After Charlie dies and everything is winding down, we get an added scene of the Doctor fixing "Max," the system. She tells Max that she will need to reboot him using Twirly's old firmware to erase all of Charlie's hacks. The scene then reads: "Max knew what this meant. It was back to square one. Everything he had learned, everything he had become, would be erased. He'd be starting over, without name, gender, or personality. 'I'm sorry,' said the Doctor quietly. But Max knew the Doctor had his best interests at heart. If he'd had a face, he would have managed a reassuring smile. Instead, he simply replied, 'Thank you, Doctor.' And Max was no more." Boo hoo for the robot who killed Kira for no good reason.
Completely changed from the televised story, Kerblam does not close down for a month and give its employees two weeks pay. It instead makes the robots do all the menial work, because Slade quit and recommended Judy as his replacement. She thinks she has still let people down - I would certainly argue she has, since she hadn't gotten around to figuring out what was going on after people had mysteriously disappeared - and yet she gets a promotion, which the Doctor thinks she deserves. Christ.

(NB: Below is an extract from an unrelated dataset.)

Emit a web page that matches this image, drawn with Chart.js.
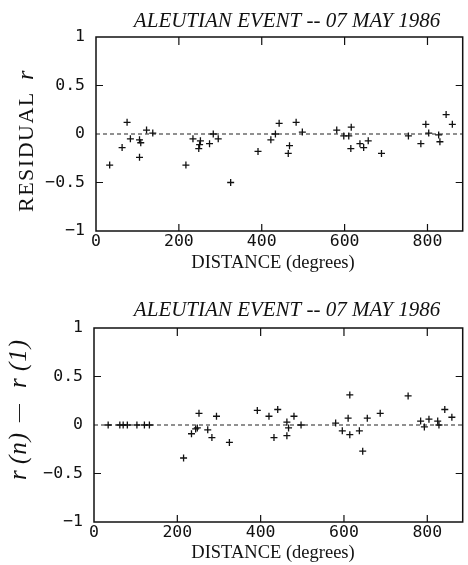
<!DOCTYPE html>
<html>
<head>
<meta charset="utf-8">
<script src="https://cdn.jsdelivr.net/npm/chart.js@4.4.1/dist/chart.umd.min.js"></script>
<style>
	html, body { margin: 0; padding: 0; background: #fff; }
	#wrap { position: relative; width: 468px; height: 565px; }
	canvas { position: absolute; left: 0; }
</style>
</head>
<body>
<div id="wrap">
	<canvas id="residualChart" width="468" height="282" style="top:0"></canvas>
	<canvas id="diffChart" width="468" height="283" style="top:282px"></canvas>
</div>
<script>
// Aleutian event, 07 May 1986
const titleText = "ALEUTIAN EVENT -- 07 MAY 1986";
const xTicks = [0, 200, 400, 600, 800];
const yTicks = [-1, -0.5, 0, 0.5, 1];
const xMax = 885;

// top panel: residual r vs distance
const residualDist = [33, 63, 75, 83, 105, 108, 105, 122, 137, 217, 234, 252, 250, 248, 274, 283, 295, 325, 391, 422,
	433, 442, 467, 464, 483, 498, 581, 598, 610, 616, 615, 637, 646, 657, 689, 754, 784, 796, 803, 827, 830, 845, 860];
const residualVal = [-0.32, -0.14, 0.12, -0.05, -0.06, -0.09, -0.24, 0.04, 0.01, -0.32, -0.05, -0.07, -0.11, -0.15, -0.10, 0.0, -0.05, -0.50, -0.18, -0.06,
	0.0, 0.11, -0.12, -0.20, 0.12, 0.02, 0.04, -0.02, -0.02, 0.07, -0.15, -0.10, -0.14, -0.07, -0.20, -0.02, -0.10, 0.10, 0.01, -0.01, -0.08, 0.20, 0.10];

// bottom panel: r(n) - r(1) vs distance
const diffDist = [34, 62, 70, 80, 103, 121, 133, 215, 234, 244, 248, 252, 273, 283, 294, 325, 392, 420, 432,
	441, 463, 467, 463, 480, 497, 580, 596, 614, 610, 614, 637, 645, 656, 687, 754, 784, 793, 804, 825, 828, 842, 859];
const diffVal = [0, 0, 0, 0, 0, 0, 0, -0.34, -0.09, -0.04, -0.03, 0.12, -0.05, -0.13, 0.09, -0.18, 0.15, 0.09, -0.13,
	0.16, 0.03, -0.03, -0.11, 0.09, 0.0, 0.02, -0.06, -0.10, 0.07, 0.31, -0.06, -0.27, 0.07, 0.12, 0.30, 0.04, -0.02, 0.06, 0.04, 0.0, 0.16, 0.08];

const tickFont = { family: "DejaVu Sans Mono", size: 16.5 };

function fmtY(v) {
	if (v === 0) return "0";
	return String(v).replace("-", "\u2212");
}

// frame, inward tick marks and text labels
const framePlugin = {
	id: "frame",
	afterDraw(chart, args, opts) {
		const ctx = chart.ctx;
		const a = chart.chartArea;
		const xs = chart.scales.x;
		const ys = chart.scales.y;
		ctx.save();
		ctx.strokeStyle = "#111";
		ctx.lineWidth = 1.5;
		ctx.strokeRect(a.left, a.top, a.right - a.left, a.bottom - a.top);
		ctx.lineWidth = 1.2;
		ctx.beginPath();
		xTicks.forEach(function (t) {
			if (t === 0) return;
			const px = xs.getPixelForValue(t);
			ctx.moveTo(px, a.bottom); ctx.lineTo(px, a.bottom - 7);
			ctx.moveTo(px, a.top); ctx.lineTo(px, a.top + 8);
		});
		[-0.5, 0.5].forEach(function (t) {
			const py = ys.getPixelForValue(t);
			ctx.moveTo(a.left, py); ctx.lineTo(a.left + 7, py);
			ctx.moveTo(a.right, py); ctx.lineTo(a.right - 7, py);
		});
		ctx.stroke();

		ctx.fillStyle = "#111";
		ctx.textAlign = "center";
		ctx.textBaseline = "middle";
		ctx.font = "italic 21px 'Liberation Serif'";
		ctx.fillText(titleText, 287, opts.titleY);
		ctx.font = "18.5px 'Liberation Serif'";
		ctx.fillText("DISTANCE (degrees)", 273, opts.xTitleY);

		ctx.translate(opts.yTitleX, opts.yTitleY);
		ctx.rotate(-Math.PI / 2);
		ctx.textAlign = "left";
		opts.yTitle.forEach(function (part) {
			ctx.font = part.font;
			ctx.letterSpacing = part.spacing || "0px";
			ctx.fillText(part.text, part.dx, 0);
		});
		ctx.restore();
	},
};

function makeChart(id, dist, vals, cfg) {
	const points = dist.map((d, i) => ({ x: d, y: vals[i] }));
	return new Chart(document.getElementById(id).getContext("2d"), {
		type: "scatter",
		data: {
			datasets: [
				{
					data: points,
					pointStyle: "cross",
					pointRadius: 3.5,
					borderColor: "#111",
					borderWidth: 1.3,
					backgroundColor: "#111",
				},
				{
					type: "line",
					data: [{ x: 0, y: 0 }, { x: xMax, y: 0 }],
					borderColor: "#222",
					borderWidth: 1.2,
					borderDash: [4, 3],
					pointRadius: 0,
				},
			],
		},
		options: {
			responsive: false,
			animation: false,
			devicePixelRatio: 1,
			layout: { padding: { top: cfg.top, right: 1, left: 0, bottom: 0 } },
			plugins: {
				legend: { display: false },
				tooltip: { enabled: false },
				frame: cfg.frame,
			},
			scales: {
				x: {
					type: "linear",
					min: 0,
					max: xMax,
					afterFit: function (s) { s.height = cfg.xHeight; },
					afterBuildTicks: function (s) { s.ticks = xTicks.map((v) => ({ value: v })); },
					grid: { display: false, drawTicks: false },
					border: { display: false },
					ticks: { font: tickFont, color: "#111", padding: 1, maxRotation: 0, includeBounds: false },
				},
				y: {
					min: -1,
					max: 1,
					afterFit: function (s) { s.width = cfg.yWidth; },
					afterBuildTicks: function (s) { s.ticks = yTicks.map((v) => ({ value: v })); },
					grid: { display: false, drawTicks: false },
					border: { display: false },
					ticks: { font: tickFont, color: "#111", padding: 11, callback: fmtY },
				},
			},
		},
		plugins: [framePlugin],
	});
}

makeChart("residualChart", residualDist, residualVal, {
	top: 37,
	xHeight: 51,
	yWidth: 96,
	frame: {
		titleY: 21,
		xTitleY: 263,
		yTitleX: 27,
		yTitleY: 212,
		yTitle: [
			{ text: "RESIDUAL", font: "22px 'Liberation Serif'", spacing: "1.5px", dx: 0 },
			{ text: "r", font: "italic 24px 'Liberation Serif'", dx: 132 },
		],
	},
});

makeChart("diffChart", diffDist, diffVal, {
	top: 46,
	xHeight: 43,
	yWidth: 94,
	frame: {
		titleY: 28,
		xTitleY: 271,
		yTitleX: 19,
		yTitleY: 198,
		yTitle: [
			{ text: "r", font: "italic 25px 'Liberation Serif'", dx: 0 },
			{ text: "(n)", font: "italic 25px 'Liberation Serif'", spacing: "1px", dx: 16 },
			{ text: "\u2014", font: "18px 'Liberation Serif'", dx: 58 },
			{ text: "r", font: "italic 25px 'Liberation Serif'", dx: 92 },
			{ text: "(1)", font: "italic 25px 'Liberation Serif'", spacing: "1px", dx: 109 },
		],
	},
});
</script>
</body>
</html>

There are a few added lines at the end where McTighe adds some longing for the Doctor from Yaz. This means McTighe has forgotten Ryan's dyspraxia but has remembered the underwritten, queerbaiting plotline from Legend of the fucking Sea Devils that doesn't pay off in a satisfying way for anyone at all, actors, viewers, fans, etc.
The Doctor does give Judy a device that has a big red button that, if Judy so chooses, will shut down the entirety of Kerblam's systems forever. Only she, the boss, gets this - god forbid any power gets given to the workers. This is clearly meant to make the Doctor not be so blatantly pro-Amazon as she is on screen, but McTighe can't fool anyone with this bullshit, he clearly loves him some giant corporations.
The book then ends with Judy remembering talking to the 7th Doctor, who reassures her after pulling her out of the aforementioned crowd that had been teargassed, telling her that she could grow up to change things so riots and things like her dad's arrest won't happen in the future. What does Judy do with her power as an adult? As I mentioned above, she makes the robots do the tedious stuff and the humans manage them, but she doesn't appear to lift a finger to hire any new people and at no point in the book is there any word of anything akin to a pay increase, including at the end here.
I cannot fucking believe how morally bankrupt the novelization is, considering how bankrupt I found the televised episode. It's weird, because I enjoyed hate reading this book - it does move along pretty quickly and if I could turn my brain off and just enjoy the plot, I'd probably like it a lot, but my fucking god is McTighe a reactionary piece of shit. I really hope he never writes for TV again.